So long as an Event of Default exists, the Agent may, and upon the request of the Required Lenders shall, by notice in writing to the Borrower, terminate the Facility and/or declare all amounts owing with respect to this Agreement, the Notes, the Letters of Credit and the other Loan Documents (including prepayment penalties or yield maintenance fees) to be, and they shall thereupon forthwith become, immediately due and payable without presentment, demand, protest or other notice of any kind, all of which are hereby expressly waived by the Borrower; provided that in the event of any Event of Default specified in Sections 10.1(h), Section 10.1(i) or Section 10.1(j), all such amounts shall become immediately due and payable automatically and without any requirement of presentment, demand, protest or other notice of any kind from any of the Lenders or the Agent. Upon demand by Agent or the Required Lenders in their absolute and sole discretion after the occurrence and during the continuation of an Event of Default, and regardless of whether the conditions precedent in this Agreement for a Loan have been satisfied, the Lenders will cause a Loan to be made in the undrawn amount of all Letters of Credit. The proceeds of any such Loan will be pledged to and held by Agent in the Collateral Account as security for any amounts that become payable under the Letters of Credit and all other Obligations. In the alternative, if demanded by Agent in its absolute and sole discretion after the occurrence of an Event of Default, Borrower will deposit with and pledge to Agent cash in an amount equal to the amount of all undrawn Letters of Credit. Such amounts will be pledged to and held by Agent in the Collateral Account for the benefit of the Lenders as security for any amounts that become payable under the Letters of Credit and all other Obligations. Upon any draws under Letters of Credit, at Agent’s sole discretion, Agent may apply any such amounts to the repayment of amounts drawn thereunder and upon the expiration of the Letters of Credit any remaining amounts will be applied to the payment of all other Obligations or if there are no outstanding Obligations and Lenders have no further obligation to make Loans or issue Letters of Credit or if such excess no longer exists, such proceeds deposited by the Borrower will be released to the Borrower.
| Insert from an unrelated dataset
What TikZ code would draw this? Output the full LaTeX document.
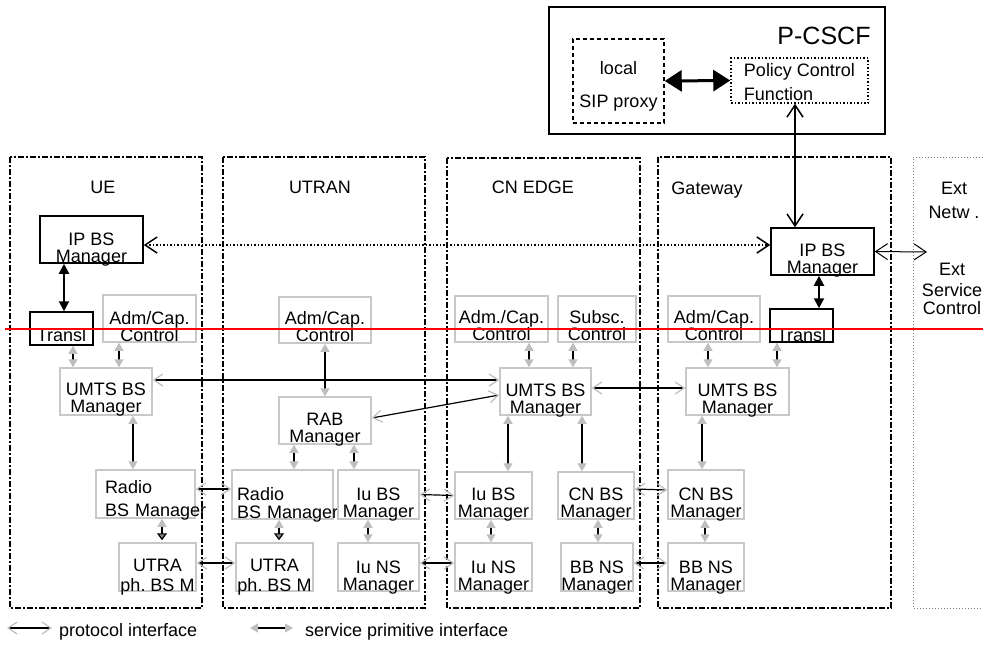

If at any time the aggregate amount of funds pledged to Agent as

 

- 106 -


collateral for such Letters of Credit shall exceed one hundred percent (100%) of the aggregate face amount of all amounts available to be drawn under such Letters of Credit (including any amounts that may be reinstated thereunder), Agent shall release the amount of such excess deposited by the Borrower to the Borrower.

Notwithstanding anything to the contrary contained herein, the occurrence of any one of the aforementioned terms or conditions in this Section 10.1, shall be, prior to the giving of any applicable notice or grace period, and until the same is cured as permitted by this Agreement, a “Default.”

Section 10.2. Limitation of Cure Periods.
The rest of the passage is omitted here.